### MATERIAL PROVIDED
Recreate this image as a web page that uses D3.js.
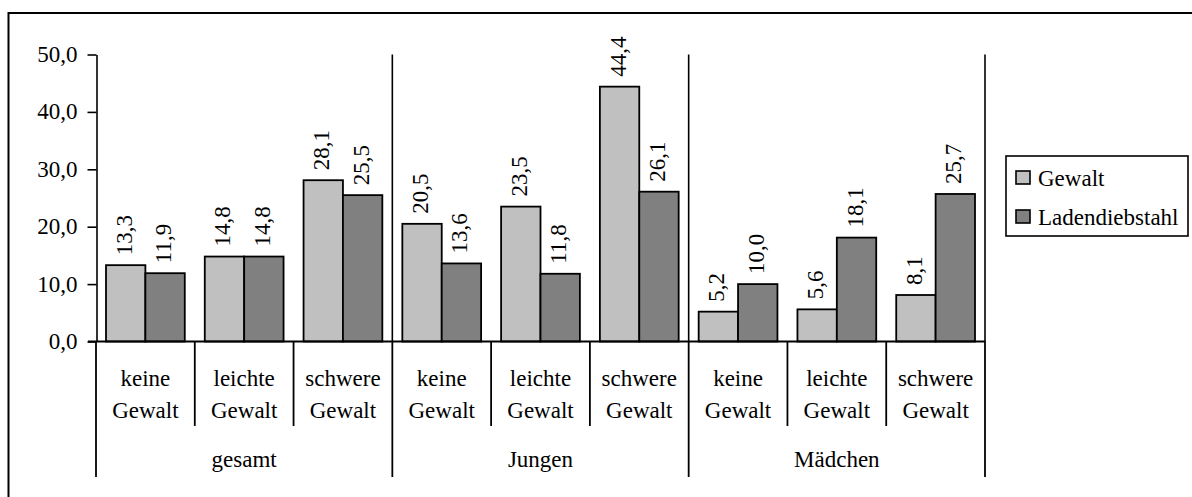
<!DOCTYPE html>
<html><head><meta charset="utf-8">
<script src="https://cdn.jsdelivr.net/npm/d3@7"></script>
</head>
<body style="margin:0">
<script>
const groups = ["gesamt", "Jungen", "Mädchen"];
const subLabels = [["keine","Gewalt"],["leichte","Gewalt"],["schwere","Gewalt"]];
const categories = ["gesamt|keine","gesamt|leichte","gesamt|schwere","Jungen|keine","Jungen|leichte","Jungen|schwere","Mädchen|keine","Mädchen|leichte","Mädchen|schwere"];
const seriesNames = ["Gewalt", "Ladendiebstahl"];
const gewalt = [13.3, 14.8, 28.1, 20.5, 23.5, 44.4, 5.2, 5.6, 8.1];
const laden = [11.9, 14.8, 25.5, 13.6, 11.8, 26.1, 10.0, 18.1, 25.7];
const yTicks = [0, 10, 20, 30, 40, 50];
const colors = ["#c0c0c0", "#808080"];

const W = 1192, H = 497;
const FONT = "Times New Roman";
const FS = 23;
const fmt = d3.formatLocale({decimal: ",", thousands: ".", grouping: [3], currency: ["", "€"]}).format(".1f");

const svg = d3.select("body").append("svg").attr("width", W).attr("height", H)
  .attr("font-family", FONT).style("display", "block");

function txt(sel) {
  return sel.attr("font-family", FONT).attr("font-size", FS).attr("fill", "#000");
}

// outer frame
svg.append("rect").attr("x", 8.5).attr("y", 13).attr("width", 1200).attr("height", 520)
  .attr("fill", "none").attr("stroke", "#000").attr("stroke-width", 2);

const x = d3.scaleBand().domain(categories).range([96, 985]).padding(0);
const xs = d3.scaleBand().domain(seriesNames).range([10, x.bandwidth() - 10]).padding(0);
const y = d3.scaleLinear().domain([0, 50]).range([341.5, 54.5]);

// y axis
const yAxis = d3.axisLeft(y).tickValues(yTicks).tickFormat(fmt).tickSize(9).tickSizeOuter(0).tickPadding(10);
const gy = svg.append("g").attr("transform", "translate(96.5,0)").call(yAxis);
gy.attr("font-family", FONT).attr("font-size", FS);
gy.selectAll("path,line").attr("stroke", "#000").attr("stroke-width", 1.6);
txt(gy.selectAll("text")).attr("dy", "0.3em");

// bars
const series = [gewalt, laden];
series.forEach((vals, si) => {
  const g = svg.append("g");
  g.selectAll("rect").data(vals).join("rect")
    .attr("x", (d, i) => x(categories[i]) + xs(seriesNames[si]))
    .attr("y", d => y(d))
    .attr("width", xs.bandwidth())
    .attr("height", d => y(0) - y(d))
    .attr("fill", colors[si]).attr("stroke", "#000").attr("stroke-width", 1.8);
  txt(g.selectAll("text").data(vals).join("text"))
    .attr("transform", (d, i) => {
      const cx = x(categories[i]) + xs(seriesNames[si]) + xs.bandwidth() / 2;
      return `translate(${cx + 6},${y(d) - 10}) rotate(-90)`;
    })
    .text(d => fmt(d));
});

// x axis baseline
svg.append("line").attr("x1", 88).attr("x2", 985.5).attr("y1", y(0)).attr("y2", y(0))
  .attr("stroke", "#000").attr("stroke-width", 1.8);

// category dividers below axis
const bounds = categories.map(c => x(c)).concat([x.range()[1]]);
bounds.forEach((b, i) => {
  const isGroup = i % 3 === 0;
  svg.append("line").attr("x1", b).attr("x2", b).attr("y1", y(0)).attr("y2", isGroup ? 477 : 426)
    .attr("stroke", "#000").attr("stroke-width", 1.8);
  if (isGroup && i > 0) {
    svg.append("line").attr("x1", b).attr("x2", b).attr("y1", y(50)).attr("y2", y(0))
      .attr("stroke", "#000").attr("stroke-width", 1.6);
  }
});

// sub-category labels
categories.forEach((c, i) => {
  const cx = x(c) + x.bandwidth() / 2;
  const lab = subLabels[i % 3];
  txt(svg.append("text")).attr("x", cx).attr("y", 386).attr("text-anchor", "middle").text(lab[0]);
  txt(svg.append("text")).attr("x", cx).attr("y", 418).attr("text-anchor", "middle").text(lab[1]);
});

// group labels
groups.forEach((gname, gi) => {
  const x0 = x(categories[gi * 3]);
  const x1 = x(categories[gi * 3 + 2]) + x.bandwidth();
  txt(svg.append("text")).attr("x", (x0 + x1) / 2).attr("y", 467).attr("text-anchor", "middle").text(gname);
});

// legend
const lg = svg.append("g");
lg.append("rect").attr("x", 1006).attr("y", 156).attr("width", 182).attr("height", 80)
  .attr("fill", "#fff").attr("stroke", "#000").attr("stroke-width", 1.6);
seriesNames.forEach((s, i) => {
  const yy = 171 + i * 39;
  lg.append("rect").attr("x", 1016).attr("y", yy).attr("width", 14).attr("height", 13)
    .attr("fill", colors[i]).attr("stroke", "#000").attr("stroke-width", 1.6);
  txt(lg.append("text")).attr("x", 1038).attr("y", yy + 14.5).text(s);
});
</script>
</body></html>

### TASK INSTRUCTIONS
Repeat the lines exactly as they stand, from the opening line of the data through the line with "const y = d3.scaleLinear().domain([0, 50]).range([341.5, 54.5]);". Pictures stay out of the copy.

### WRITTEN RESPONSE
Recreate this image as a web page that uses D3.js.
<!DOCTYPE html>
<html><head><meta charset="utf-8">
<script src="https://cdn.jsdelivr.net/npm/d3@7"></script>
</head>
<body style="margin:0">
<script>
const groups = ["gesamt", "Jungen", "Mädchen"];
const subLabels = [["keine","Gewalt"],["leichte","Gewalt"],["schwere","Gewalt"]];
const categories = ["gesamt|keine","gesamt|leichte","gesamt|schwere","Jungen|keine","Jungen|leichte","Jungen|schwere","Mädchen|keine","Mädchen|leichte","Mädchen|schwere"];
const seriesNames = ["Gewalt", "Ladendiebstahl"];
const gewalt = [13.3, 14.8, 28.1, 20.5, 23.5, 44.4, 5.2, 5.6, 8.1];
const laden = [11.9, 14.8, 25.5, 13.6, 11.8, 26.1, 10.0, 18.1, 25.7];
const yTicks = [0, 10, 20, 30, 40, 50];
const colors = ["#c0c0c0", "#808080"];

const W = 1192, H = 497;
const FONT = "Times New Roman";
const FS = 23;
const fmt = d3.formatLocale({decimal: ",", thousands: ".", grouping: [3], currency: ["", "€"]}).format(".1f");

const svg = d3.select("body").append("svg").attr("width", W).attr("height", H)
  .attr("font-family", FONT).style("display", "block");

function txt(sel) {
  return sel.attr("font-family", FONT).attr("font-size", FS).attr("fill", "#000");
}

// outer frame
svg.append("rect").attr("x", 8.5).attr("y", 13).attr("width", 1200).attr("height", 520)
  .attr("fill", "none").attr("stroke", "#000").attr("stroke-width", 2);

const x = d3.scaleBand().domain(categories).range([96, 985]).padding(0);
const xs = d3.scaleBand().domain(seriesNames).range([10, x.bandwidth() - 10]).padding(0);
const y = d3.scaleLinear().domain([0, 50]).range([341.5, 54.5]);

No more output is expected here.